On September 21, 2015, Jamai and Sally Scales, the childhood friend, thought it beneficial to get Asha out of the house, sight-see, and eat a meal at a local restaurant. The trio went to Point Arena’s Rollerville Cafe for breakfast. Asha did not touch her plate, engaged little in conversation, and told Gayle she was going to use the restroom. This would be the last confirmed sighting of Asha. Her disappearance would become one of Mendocino County’s most notorious cold cases spawning YouTube videos, podcasts, and documentaries. Five years later, Asha Kreimer’s fate remains a mystery to loved ones and law enforcement.
An overhead perspective depicting Rollerville Cafe’s proximity to the Point Arena Lighthouse and surrounding coastline. [Screenshot of Google Maps]

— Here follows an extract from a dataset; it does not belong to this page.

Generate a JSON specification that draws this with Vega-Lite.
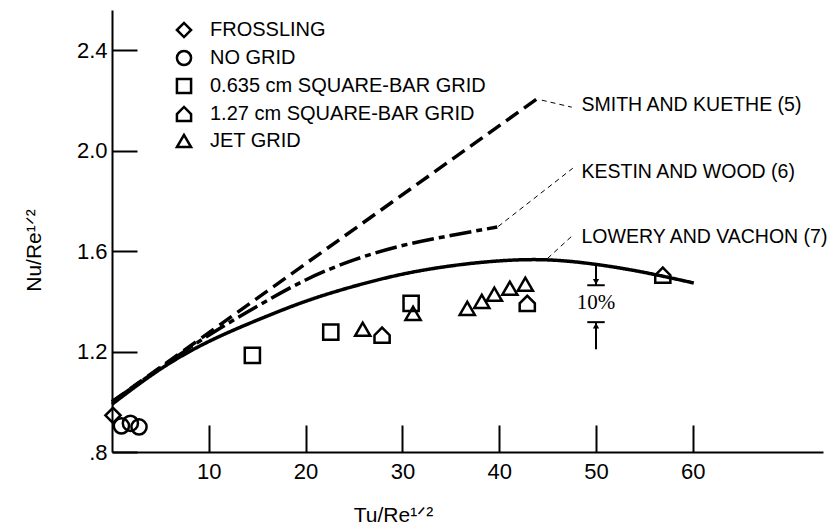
{
  "$schema": "https://vega.github.io/schema/vega-lite/v6.json",
  "autosize": "none",
  "width": 711,
  "height": 442,
  "padding": {"left": 112, "top": 10, "right": 12, "bottom": 77},
  "background": "white",
  "config": {
    "view": {"stroke": null},
    "font": "Liberation Sans",
    "axis": {"domainColor": "black", "domainWidth": 2, "tickColor": "black", "tickWidth": 2, "grid": false, "labelColor": "black", "titleColor": "black", "labelFont": "Liberation Sans", "titleFont": "Liberation Sans", "labelFontSize": 22, "titleFontSize": 21, "titleFontWeight": "normal"}
  },
  "datasets": {
    "pts": [
      {"x": 0.1, "y": 0.946, "s": "FROSSLING"},
      {"x": 0.97, "y": 0.904, "s": "NO GRID"},
      {"x": 1.9, "y": 0.914, "s": "NO GRID"},
      {"x": 2.79, "y": 0.9, "s": "NO GRID"},
      {"x": 14.5, "y": 1.185, "s": "0.635 cm SQUARE-BAR GRID"},
      {"x": 22.6, "y": 1.277, "s": "0.635 cm SQUARE-BAR GRID"},
      {"x": 30.9, "y": 1.392, "s": "0.635 cm SQUARE-BAR GRID"},
      {"x": 27.9, "y": 1.265, "s": "1.27 cm SQUARE-BAR GRID"},
      {"x": 42.9, "y": 1.392, "s": "1.27 cm SQUARE-BAR GRID"},
      {"x": 56.9, "y": 1.504, "s": "1.27 cm SQUARE-BAR GRID"},
      {"x": 25.9, "y": 1.289, "s": "JET GRID"},
      {"x": 31.1, "y": 1.352, "s": "JET GRID"},
      {"x": 36.7, "y": 1.372, "s": "JET GRID"},
      {"x": 38.2, "y": 1.4, "s": "JET GRID"},
      {"x": 39.5, "y": 1.428, "s": "JET GRID"},
      {"x": 41.1, "y": 1.452, "s": "JET GRID"},
      {"x": 42.7, "y": 1.468, "s": "JET GRID"}
    ],
    "curves": [
      {"c": "SMITH", "x": 0, "y": 1.0},
      {"c": "SMITH", "x": 44.0, "y": 2.209},
      {"c": "KESTIN", "x": 0, "y": 1.0},
      {"c": "KESTIN", "x": 5, "y": 1.135},
      {"c": "KESTIN", "x": 10, "y": 1.265},
      {"c": "KESTIN", "x": 15, "y": 1.38},
      {"c": "KESTIN", "x": 20, "y": 1.485},
      {"c": "KESTIN", "x": 25, "y": 1.565},
      {"c": "KESTIN", "x": 30, "y": 1.622},
      {"c": "KESTIN", "x": 35, "y": 1.662},
      {"c": "KESTIN", "x": 39.8, "y": 1.696},
      {"c": "LOWERY", "x": 0, "y": 0.99},
      {"c": "LOWERY", "x": 5, "y": 1.13},
      {"c": "LOWERY", "x": 10, "y": 1.24},
      {"c": "LOWERY", "x": 15, "y": 1.325},
      {"c": "LOWERY", "x": 20, "y": 1.4},
      {"c": "LOWERY", "x": 25, "y": 1.46},
      {"c": "LOWERY", "x": 30, "y": 1.508},
      {"c": "LOWERY", "x": 35, "y": 1.541},
      {"c": "LOWERY", "x": 40, "y": 1.561},
      {"c": "LOWERY", "x": 45, "y": 1.565},
      {"c": "LOWERY", "x": 50, "y": 1.547},
      {"c": "LOWERY", "x": 55, "y": 1.515},
      {"c": "LOWERY", "x": 60.1, "y": 1.473}
    ],
    "leaders": [
      {"x": 44.4, "y": 2.201, "x2": 47.5, "y2": 2.173},
      {"x": 39.9, "y": 1.698, "x2": 47.6, "y2": 1.93},
      {"x": 45.0, "y": 1.571, "x2": 47.6, "y2": 1.663}
    ],
    "labels": [
      {"x": 48.5, "y": 2.18, "t": "SMITH AND KUETHE (5)"},
      {"x": 48.5, "y": 1.914, "t": "KESTIN AND WOOD (6)"},
      {"x": 48.5, "y": 1.655, "t": "LOWERY AND VACHON (7)"}
    ],
    "err": [
      {"x": 50, "y": 1.547, "x2": 50, "y2": 1.464},
      {"x": 49.1, "y": 1.464, "x2": 50.9, "y2": 1.464},
      {"x": 49.1, "y": 1.317, "x2": 50.9, "y2": 1.317},
      {"x": 50, "y": 1.317, "x2": 50, "y2": 1.209}
    ],
    "headDown": [{"x": 50, "y": 1.478}],
    "headUp": [{"x": 50, "y": 1.303}]
  },
  "layer": [
    {
      "data": {"name": "curves"},
      "mark": {"type": "line", "interpolate": "natural", "strokeWidth": 3.5, "color": "black", "strokeCap": "butt"},
      "encoding": {
        "x": {"field": "x", "type": "quantitative", "scale": {"domain": [0, 73.45], "nice": false, "zero": false},
          "axis": {"values": [10, 20, 30, 40, 50, 60], "tickSize": -27, "labelPadding": 36, "labelExpr": "datum.value", "title": "Tu/Re¹ᐟ²", "titleX": 281, "titleY": 69, "titleBaseline": "alphabetic", "titleAlign": "center"}},
        "y": {"field": "y", "type": "quantitative", "scale": {"domain": [0.8, 2.56], "nice": false, "zero": false},
          "axis": {"values": [0.8, 1.2, 1.6, 2.0, 2.4], "tickSize": -25, "labelPadding": 30, "labelExpr": "datum.value < 0.9 ? '.8' : format(datum.value, '.1f')", "title": "Nu/Re¹ᐟ²", "titleX": -72, "titleY": 240, "titleAngle": -90, "titleBaseline": "alphabetic", "titleAlign": "center"}},
        "detail": {"field": "c"},
        "strokeDash": {"field": "c", "type": "nominal", "legend": null,
          "scale": {"domain": ["SMITH", "KESTIN", "LOWERY"], "range": [[15, 7], [22, 5, 6, 5], [1, 0]]}}
      }
    },
    {
      "data": {"name": "leaders"},
      "mark": {"type": "rule", "strokeWidth": 1, "strokeDash": [5, 4], "color": "black"},
      "encoding": {
        "x": {"field": "x", "type": "quantitative"},
        "y": {"field": "y", "type": "quantitative"},
        "x2": {"field": "x2"},
        "y2": {"field": "y2"}
      }
    },
    {
      "data": {"name": "err"},
      "mark": {"type": "rule", "strokeWidth": 2, "color": "black"},
      "encoding": {
        "x": {"field": "x", "type": "quantitative"},
        "y": {"field": "y", "type": "quantitative"},
        "x2": {"field": "x2"},
        "y2": {"field": "y2"}
      }
    },
    {
      "data": {"name": "headDown"},
      "mark": {"type": "point", "shape": "triangle-down", "filled": true, "color": "black", "size": 40, "opacity": 1},
      "encoding": {
        "x": {"field": "x", "type": "quantitative"},
        "y": {"field": "y", "type": "quantitative"}
      }
    },
    {
      "data": {"name": "headUp"},
      "mark": {"type": "point", "shape": "triangle-up", "filled": true, "color": "black", "size": 40, "opacity": 1},
      "encoding": {
        "x": {"field": "x", "type": "quantitative"},
        "y": {"field": "y", "type": "quantitative"}
      }
    },
    {
      "data": {"values": [{"x": 50, "y": 1.392, "t": "10%"}]},
      "mark": {"type": "text", "font": "Liberation Serif", "fontSize": 21, "color": "black", "align": "center", "baseline": "middle"},
      "encoding": {
        "x": {"field": "x", "type": "quantitative"},
        "y": {"field": "y", "type": "quantitative"},
        "text": {"field": "t"}
      }
    },
    {
      "data": {"name": "labels"},
      "mark": {"type": "text", "fontSize": 19.5, "color": "black", "align": "left", "baseline": "middle"},
      "encoding": {
        "x": {"field": "x", "type": "quantitative"},
        "y": {"field": "y", "type": "quantitative"},
        "text": {"field": "t"}
      }
    },
    {
      "data": {"name": "pts"},
      "mark": {"type": "point", "filled": false, "color": "black", "strokeWidth": 2.5, "size": 230, "opacity": 1},
      "encoding": {
        "x": {"field": "x", "type": "quantitative"},
        "y": {"field": "y", "type": "quantitative"},
        "shape": {"field": "s", "type": "nominal",
          "scale": {"domain": ["FROSSLING", "NO GRID", "0.635 cm SQUARE-BAR GRID", "1.27 cm SQUARE-BAR GRID", "JET GRID"],
            "range": ["diamond", "circle", "square", "M-1,1L1,1L1,0L0,-1L-1,0Z", "triangle-up"]},
          "legend": {"orient": "none", "legendX": 62, "legendY": 10, "title": null, "labelFont": "Liberation Sans", "labelFontSize": 20, "labelColor": "black", "labelLimit": 400, "symbolSize": 200, "symbolStrokeWidth": 2.5, "symbolStrokeColor": "black", "symbolFillColor": "white", "symbolOpacity": 1, "rowPadding": 2, "labelOffset": 16,
            "encode": {"symbols": {"update": {"stroke": {"value": "black"}, "strokeWidth": {"value": 2.5}, "opacity": {"value": 1}}}}}}
      }
    }
  ]
}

Asha Kreimer was born on May 2, 1989, in Hilo, Hawaii to Russell and Jeannie Kreimer.. In 1991, with her older sister Gancie, Asha’s family relocated to Redcliffe, Australia where Asha’s mother Jeannie studied midwifery. In 1996, Jeannie and Russell separated and Jeannie took a job as a remote area nurse deep in Australia’s interior in an aboriginal community called Pipalyatjara. Asha and her sister attend school in nearby Alice Springs that Jeannie characterized as a “small, unsafe town where there exists a clash of cultures. There is a disparity between all the different peoples, Somalis, Muslims, personnel from the Pine Gap American Army base.” Jeannie remembered that her daughter Asha “was scared of living there.''
A missing person poster for Asha Kreimer.